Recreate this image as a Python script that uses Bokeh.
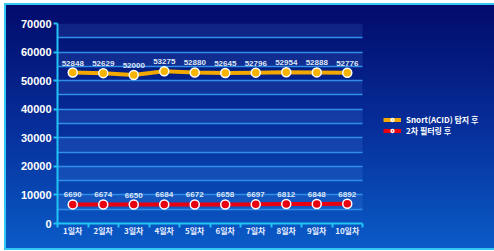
from bokeh.plotting import figure
from bokeh.models import (FixedTicker, Legend, LegendItem, ColumnDataSource, Range1d)
from bokeh.core.properties import value
from bokeh.embed import file_html
from bokeh.resources import INLINE

# ---- data ----
days = ["1일차", "2일차", "3일차", "4일차", "5일차", "6일차", "7일차", "8일차", "9일차", "10일차"]
snort = [52848, 52629, 52000, 53275, 52880, 52645, 52796, 52954, 52888, 52776]
filtered = [6690, 6674, 6650, 6684, 6672, 6658, 6697, 6812, 6848, 6892]
series_names = ["Snort(ACID) 탐지 후", "2차 필터링 후"]
y_ticks = [0, 10000, 20000, 30000, 40000, 50000, 60000, 70000]
grid_ticks = list(range(-5000, 70001, 5000))

xs = list(range(1, len(days) + 1))
src1 = ColumnDataSource(dict(x=xs, y=snort, t=[str(v) for v in snort]))
src2 = ColumnDataSource(dict(x=xs, y=filtered, t=[str(v) for v in filtered]))

W, H = 490, 247
left_b, right_b = 53, 0
frame_w = W - left_b - right_b
cat_px = 305.0  # pixel width used by the categories
x_lo, x_hi = 0.5, len(days) + 0.5
x_end = x_lo + (x_hi - x_lo) * frame_w / cat_px

p = figure(width=W, height=H, output_backend="svg", toolbar_location=None,
           x_range=Range1d(x_lo, x_end), y_range=Range1d(0, 70000),
           min_border_left=left_b, min_border_right=right_b, min_border_top=20, min_border_bottom=27)
p.styles = {"position": "relative", "left": "4px", "top": "3px",
            "background": "linear-gradient(180deg, #020a6a 0%, #062e9a 50%, #0a5cc8 100%)",
            "box-shadow": "inset 2px 2px 0 #33c8f4, inset 0 -2px 0 #33c8f4"}
p.border_fill_alpha = 0
p.background_fill_alpha = 0
p.outline_line_color = None

# grid
p.xgrid.grid_line_color = None
p.ygrid.ticker = FixedTicker(ticks=grid_ticks)
p.ygrid.cross_bounds = (x_lo, x_hi)
p.ygrid.grid_line_color = "#2e8ee8"
p.ygrid.grid_line_width = 1.3
p.ygrid.band_fill_color = "#6fa8ff"
p.ygrid.band_fill_alpha = 0.13

# axes
axcol = "#22c4f6"
p.yaxis.ticker = FixedTicker(ticks=y_ticks)
p.yaxis.axis_line_color = axcol
p.yaxis.axis_line_width = 2
p.yaxis.major_tick_line_color = axcol
p.yaxis.major_tick_line_width = 2
p.yaxis.major_tick_out = 4
p.yaxis.major_tick_in = 0
p.yaxis.minor_tick_line_color = None
p.yaxis.major_label_text_color = "white"
p.yaxis.major_label_text_font = "Liberation Sans"
p.yaxis.major_label_text_font_style = "bold"
p.yaxis.major_label_text_font_size = "11px"
p.yaxis.major_label_standoff = 2

p.xaxis.bounds = (x_lo, x_hi)
p.xaxis.ticker = FixedTicker(ticks=xs, minor_ticks=[i + 0.5 for i in range(len(days) + 1)])
p.xaxis.major_label_overrides = {x: d for x, d in zip(xs, days)}
p.xaxis.axis_line_color = axcol
p.xaxis.axis_line_width = 2
p.xaxis.major_tick_line_color = None
p.xaxis.minor_tick_line_color = axcol
p.xaxis.minor_tick_line_width = 2
p.xaxis.minor_tick_out = 4
p.xaxis.minor_tick_in = 0
p.xaxis.major_label_text_color = "#e8eeff"
p.xaxis.major_label_text_font = "Noto Sans CJK KR"
p.xaxis.major_label_text_font_style = "bold"
p.xaxis.major_label_text_font_size = "8px"
p.xaxis.major_label_standoff = -5

# series
l1 = p.line("x", "y", source=src1, line_color="#f2a800", line_width=4)
c1 = p.scatter("x", "y", source=src1, size=9, fill_color="#f8b400", line_color="white", line_width=1.5)
l2 = p.line("x", "y", source=src2, line_color="#e80010", line_width=4)
c2 = p.scatter("x", "y", source=src2, size=9, fill_color="#e80010", line_color="white", line_width=1.5)

for s in (src1, src2):
    p.text("x", "y", text="t", source=s, y_offset=-7, text_align="center", text_baseline="bottom",
           text_font=value("Liberation Sans"), text_font_size="8px", text_font_style="bold",
           text_color="#dde6f8")

legend = Legend(items=[LegendItem(label=series_names[0], renderers=[l1, c1]),
                       LegendItem(label=series_names[1], renderers=[l2, c2])],
                location=(326, 87), orientation="vertical",
                glyph_width=18, glyph_height=7, label_height=7, spacing=0, padding=0, margin=0,
                label_standoff=5, label_text_font_size="8px", label_text_font_style="bold",
                label_text_font="Noto Sans CJK KR", label_text_color="white",
                background_fill_alpha=0, border_line_alpha=0)
p.add_layout(legend)

open("out.html", "w").write(file_html(p, INLINE))
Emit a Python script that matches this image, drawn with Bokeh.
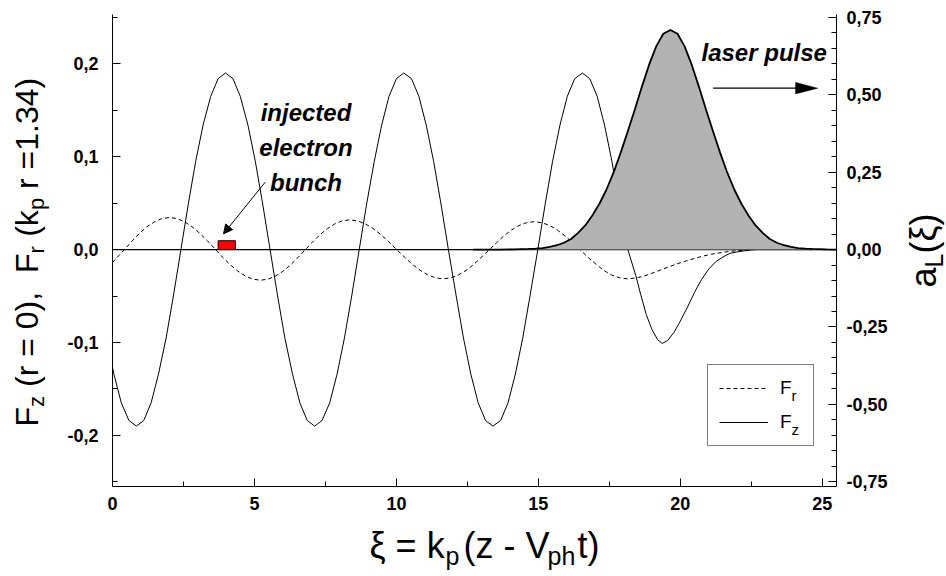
from bokeh.plotting import figure
from bokeh.models import (Range1d, LinearAxis, FixedTicker, CustomJSTickFormatter,
                          Label, Arrow, NormalHead, PolyAnnotation, Legend, LegendItem)
from bokeh.embed import file_html
from bokeh.resources import INLINE

# ---------------- data ----------------
fz_xi = [0.00, 0.05, 0.31, 0.58, 0.84, 1.10, 1.36, 1.62, 1.89, 2.15, 2.41, 2.67, 2.93, 3.19, 3.46, 3.72,
         3.98, 4.24, 4.50, 4.77, 5.03, 5.29, 5.55, 5.81, 6.07, 6.34, 6.60, 6.86, 7.12, 7.38, 7.65, 7.91,
         8.17, 8.43, 8.69, 8.95, 9.22, 9.48, 9.74, 10.00, 10.26, 10.53, 10.79, 11.05, 11.31, 11.57, 11.83,
         12.10, 12.36, 12.62, 12.88, 13.14, 13.40, 13.67, 13.93, 14.19, 14.45, 14.71, 14.98, 15.24, 15.50,
         15.76, 16.02, 16.28, 16.55, 16.81, 17.07, 17.33, 17.59, 17.86, 18.15, 18.43, 18.60, 18.80, 19.00,
         19.20, 19.36, 19.55, 19.78, 20.00, 20.25, 20.50, 20.75, 21.00, 21.25, 21.50, 21.75, 22.10, 22.60,
         25.50]
fz = [-0.127, -0.134, -0.165, -0.184, -0.190, -0.184, -0.165, -0.134, -0.095, -0.049, 0.000, 0.049, 0.095,
      0.134, 0.165, 0.184,
      0.190, 0.184, 0.165, 0.134, 0.095, 0.049, 0.000, -0.049, -0.095, -0.134, -0.165, -0.184, -0.190,
      -0.184, -0.165, -0.134, -0.095, -0.049, 0.000, 0.049, 0.095, 0.134, 0.165, 0.184,
      0.190, 0.184, 0.165, 0.134, 0.095, 0.049, 0.000, -0.049, -0.095, -0.134, -0.165, -0.184, -0.190,
      -0.184, -0.165, -0.134, -0.095, -0.049, 0.000, 0.049, 0.095, 0.134, 0.165, 0.184,
      0.190, 0.184, 0.165, 0.134, 0.095, 0.046, 0.000, -0.028, -0.048, -0.070, -0.086,
      -0.097, -0.101, -0.098, -0.089, -0.077, -0.062, -0.046, -0.032, -0.021, -0.013, -0.008, -0.004,
      -0.002, 0.000, 0.000]

fr_xi = [0.00, 0.16, 0.43, 0.69, 0.95, 1.21, 1.48, 1.74, 2.00, 2.27, 2.54, 2.80, 3.07, 3.34, 3.61, 3.87,
         4.14, 4.41, 4.68, 4.94, 5.21, 5.47, 5.73, 6.00, 6.26, 6.52, 6.78, 7.04, 7.30, 7.57, 7.83, 8.09,
         8.35, 8.63, 8.90, 9.18, 9.45, 9.73, 10.00, 10.28, 10.55, 10.83, 11.10, 11.38, 11.65, 11.92, 12.18,
         12.45, 12.72, 12.98, 13.25, 13.52, 13.78, 14.05, 14.32, 14.58, 14.85, 15.12, 15.40, 15.67, 15.94,
         16.22, 16.49, 16.76, 17.04, 17.31, 17.58, 17.86, 18.13, 18.40, 18.70, 19.00, 19.30, 19.60, 19.90,
         20.20, 20.50, 20.80, 21.10, 21.40, 21.70, 22.00, 22.40, 22.80, 25.50]
fr = [-0.0140, -0.0086, 0.0003, 0.0091, 0.0174, 0.0245, 0.0299, 0.0333, 0.0345, 0.0334, 0.0300, 0.0246,
      0.0176, 0.0095, 0.0008, -0.0080, -0.0161, -0.0231, -0.0285, -0.0318, -0.0330, -0.0319, -0.0287,
      -0.0235, -0.0168, -0.0089, -0.0005, 0.0079, 0.0158, 0.0225, 0.0276, 0.0309, 0.0320, 0.0309, 0.0277,
      0.0227, 0.0161, 0.0085, 0.0003, -0.0080, -0.0156, -0.0222, -0.0272, -0.0304, -0.0315, -0.0304,
      -0.0274, -0.0225, -0.0161, -0.0087, -0.0008, 0.0072, 0.0146, 0.0210, 0.0259, 0.0289, 0.0300, 0.0290,
      0.0259, 0.0210, 0.0146, 0.0072, -0.0008, -0.0087, -0.0161, -0.0225, -0.0274, -0.0304, -0.0315,
      -0.0307, -0.0288, -0.0255, -0.0220, -0.0185, -0.0152, -0.0122, -0.0095, -0.0070, -0.0050, -0.0034,
      -0.0021, -0.0012, -0.0004, 0.0000, 0.0000]

al_xi = [12.70, 13.65, 14.15, 14.65, 14.90, 15.15, 15.40, 15.65, 15.90, 16.15, 16.40, 16.65, 16.90, 17.15,
         17.40, 17.65, 17.90, 18.15, 18.40, 18.65, 18.90, 19.15, 19.40, 19.65, 19.90, 20.15, 20.40, 20.65,
         20.90, 21.15, 21.40, 21.65, 21.90, 22.15, 22.40, 22.65, 22.90, 23.15, 23.40, 23.65, 23.90, 24.15,
         24.40, 24.65, 25.15, 25.50]
al = [0.0, 0.0, 0.0005, 0.002, 0.003, 0.005, 0.009, 0.014, 0.022, 0.034, 0.054, 0.078, 0.110, 0.148,
      0.194, 0.249, 0.313, 0.382, 0.453, 0.527, 0.597, 0.656, 0.697, 0.709, 0.697, 0.656, 0.597, 0.527,
      0.453, 0.382, 0.313, 0.249, 0.194, 0.148, 0.110, 0.078, 0.054, 0.034, 0.022, 0.014, 0.009, 0.005,
      0.003, 0.002, 0.0005, 0.0]

bunch_left = [3.72]
bunch_right = [4.33]
bunch_bottom = [0.0]
bunch_top = [0.0095]

x_ticks = [0, 5, 10, 15, 20, 25]
x_minor = [2.5, 7.5, 12.5, 17.5, 22.5]
left_ticks = [-0.2, -0.1, 0.0, 0.1, 0.2]
left_minor = [-0.25, -0.15, -0.05, 0.05, 0.15, 0.25]
right_ticks = [-0.75, -0.5, -0.25, 0.0, 0.25, 0.5, 0.75]
right_minor = [-0.70, -0.65, -0.60, -0.55, -0.45, -0.40, -0.35, -0.30, -0.20, -0.15, -0.10, -0.05,
               0.05, 0.10, 0.15, 0.20, 0.30, 0.35, 0.40, 0.45, 0.55, 0.60, 0.65, 0.70]

assert len(fz_xi) == len(fz) and len(fr_xi) == len(fr) and len(al_xi) == len(al)

# ---------------- layout ----------------
W, H = 946, 576
FL, FR, FT, FB = 112, 836, 14, 486          # data box inside the canvas (pixels)
X0, X1 = 0.0, 25.5
Y0, Y1 = -0.255, 0.253
R0, R1 = -0.765, 0.759
FONT = "Liberation Sans"
BASE_FIX = 0.32   # bokeh places the alphabetic baseline ~0.32 em lower than requested

PPX = (FR - FL) / (X1 - X0)
PPY = (FB - FT) / (Y1 - Y0)
RPY = (FB - FT) / (R1 - R0)
XS, XE = X0 - FL / PPX, X1 + (W - FR) / PPX
YS, YE = Y0 - (H - FB) / PPY, Y1 + FT / PPY
RS, RE = R0 - (H - FB) / RPY, R1 + FT / RPY


def dx(px):
    return XS + px / PPX


def dy(py):
    return YE - py / PPY


p = figure(width=W, height=H, x_range=Range1d(XS, XE), y_range=Range1d(YS, YE),
           output_backend="svg", toolbar_location=None, min_border=0)
p.extra_y_ranges = {"aL": Range1d(RS, RE)}
p.grid.visible = False
p.outline_line_color = None
p.background_fill_color = "white"
p.border_fill_color = "white"

right_axis = LinearAxis(y_range_name="aL")
p.add_layout(right_axis, "right")

xa, ya = p.xaxis[0], p.yaxis[0]
xa.ticker = FixedTicker(ticks=x_ticks, minor_ticks=x_minor)
ya.ticker = FixedTicker(ticks=left_ticks, minor_ticks=left_minor)
right_axis.ticker = FixedTicker(ticks=right_ticks, minor_ticks=right_minor)
ya.formatter = CustomJSTickFormatter(code="return tick.toFixed(1).replace('.', ',');")
right_axis.formatter = CustomJSTickFormatter(code="return tick.toFixed(2).replace('.', ',');")
xa.fixed_location = Y0
xa.bounds = (X0, X1)
ya.fixed_location = X0
ya.bounds = (Y0, Y1)
right_axis.fixed_location = X1
right_axis.bounds = (R0, R1)

for ax in (xa, ya, right_axis):
    ax.axis_line_color = "black"
    ax.axis_line_width = 1
    ax.major_tick_line_color = "black"
    ax.minor_tick_line_color = "black"
    ax.major_tick_out = 0
    ax.minor_tick_out = 0
    ax.major_tick_in = 8
    ax.minor_tick_in = 5
    ax.major_label_text_font = FONT
    ax.major_label_text_font_style = "bold"
    ax.major_label_text_font_size = "18px"
    ax.major_label_text_color = "black"
ya.major_label_standoff = 14
xa.major_label_standoff = 10
right_axis.major_label_standoff = 10

# zero line across the data box
zero_x = [X0, X1]
zero_y = [0.0, 0.0]
p.line(zero_x, zero_y, line_color="black", line_width=1.2, level="underlay")

fz_r = p.line(fz_xi, fz, line_color="black", line_width=1)
fr_r = p.line(fr_xi, fr, line_color="black", line_width=1, line_dash="4 3")
p.varea(x=al_xi, y1=0, y2=al, fill_color="#b3b3b3", y_range_name="aL")
p.line(al_xi, al, line_color="black", line_width=1.8, y_range_name="aL")
p.quad(left=bunch_left, right=bunch_right, bottom=bunch_bottom, top=bunch_top,
       fill_color="#ff0000", line_color="black", line_width=1)

# legend (box bottom-left at canvas x=707, y=446); transparent so the subscripts show
legend = Legend(items=[LegendItem(label="F", renderers=[fr_r]), LegendItem(label="F", renderers=[fz_r])],
                location=(707, H - 446), border_line_color="black", border_line_width=1,
                background_fill_alpha=0.0, padding=11, spacing=10,
                margin=0, glyph_width=49, glyph_height=24, label_standoff=12, label_width=22,
                label_height=24, label_text_font=FONT, label_text_font_size="19px",
                label_text_color="black")
p.add_layout(legend)


def lbl(text, px, py, size, style="normal", angle=0.0, align="left"):
    if angle:
        px = px - BASE_FIX * size
    else:
        py = py - BASE_FIX * size
    p.add_layout(Label(x=dx(px), y=dy(py), text=text, text_font=FONT, text_font_size=f"{size}px",
                       text_font_style=style, angle=angle, text_align=align,
                       text_baseline="alphabetic", text_color="black"))


# legend subscripts
lbl("r", 791, 400, 15)
lbl("z", 791, 434, 15)

# annotations
lbl("injected", 305.5, 120, 24, "bold italic", align="center")
lbl("electron", 305.5, 155, 24, "bold italic", align="center")
lbl("bunch", 305.5, 190, 24, "bold italic", align="center")
lbl("laser pulse", 701, 60, 24, "bold italic")

p.add_layout(Arrow(end=NormalHead(size=9, fill_color="black", line_color="black"),
                   x_start=dx(264.7), y_start=dy(181.7), x_end=dx(223), y_end=dy(233.3),
                   line_color="black", line_width=1))
p.add_layout(Arrow(end=None, x_start=dx(712.7), y_start=dy(87.7), x_end=dx(797), y_end=dy(87.7),
                   line_color="black", line_width=1.3))
p.add_layout(PolyAnnotation(xs=[dx(795), dx(817.5), dx(795)], ys=[dy(81.8), dy(87.7), dy(93.6)],
                            fill_color="black", fill_alpha=1.0, line_color="black", line_width=1))

# left axis title (rotated, with subscripts)
A = 1.5707963267948966
for text, bx, sy, size in [("F", 37, 426, 32), ("z", 43, 406.4, 22), ("(r = 0),", 37, 386.5, 32),
                           ("F", 37, 272.6, 32), ("r", 43, 253.0, 22), ("(k", 37, 236.3, 32),
                           ("p", 43, 209.6, 22), ("r =1.34)", 37, 188.5, 32)]:
    lbl(text, bx, sy, size, angle=A)

# right axis title
for text, bx, sy, size in [("a", 935, 287, 36), ("L", 941, 267, 25), ("(ξ)", 935, 253, 36)]:
    lbl(text, bx, sy, size, angle=A)

# bottom axis title
for text, px, py, size in [("ξ = k", 369, 556.6, 36), ("p", 445, 563, 25), ("(z - V", 463, 556.6, 36),
                           ("ph", 547, 563, 25), ("t)", 577, 556.6, 36)]:
    lbl(text, px, py, size)

open("out.html", "w").write(file_html(p, INLINE))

•••••

Your task is to reproduce the entries above word for word, from the first line through the line with "x_end = x_lo", and please leave out any pictures.

> REPLY TO THE EXERCISE:
Recreate this image as a Python script that uses Bokeh.
from bokeh.plotting import figure
from bokeh.models import (FixedTicker, Legend, LegendItem, ColumnDataSource, Range1d)
from bokeh.core.properties import value
from bokeh.embed import file_html
from bokeh.resources import INLINE

# ---- data ----
days = ["1일차", "2일차", "3일차", "4일차", "5일차", "6일차", "7일차", "8일차", "9일차", "10일차"]
snort = [52848, 52629, 52000, 53275, 52880, 52645, 52796, 52954, 52888, 52776]
filtered = [6690, 6674, 6650, 6684, 6672, 6658, 6697, 6812, 6848, 6892]
series_names = ["Snort(ACID) 탐지 후", "2차 필터링 후"]
y_ticks = [0, 10000, 20000, 30000, 40000, 50000, 60000, 70000]
grid_ticks = list(range(-5000, 70001, 5000))

xs = list(range(1, len(days) + 1))
src1 = ColumnDataSource(dict(x=xs, y=snort, t=[str(v) for v in snort]))
src2 = ColumnDataSource(dict(x=xs, y=filtered, t=[str(v) for v in filtered]))

W, H = 490, 247
left_b, right_b = 53, 0
frame_w = W - left_b - right_b
cat_px = 305.0  # pixel width used by the categories
x_lo, x_hi = 0.5, len(days) + 0.5
x_end = x_lo + (x_hi - x_lo) * frame_w / cat_px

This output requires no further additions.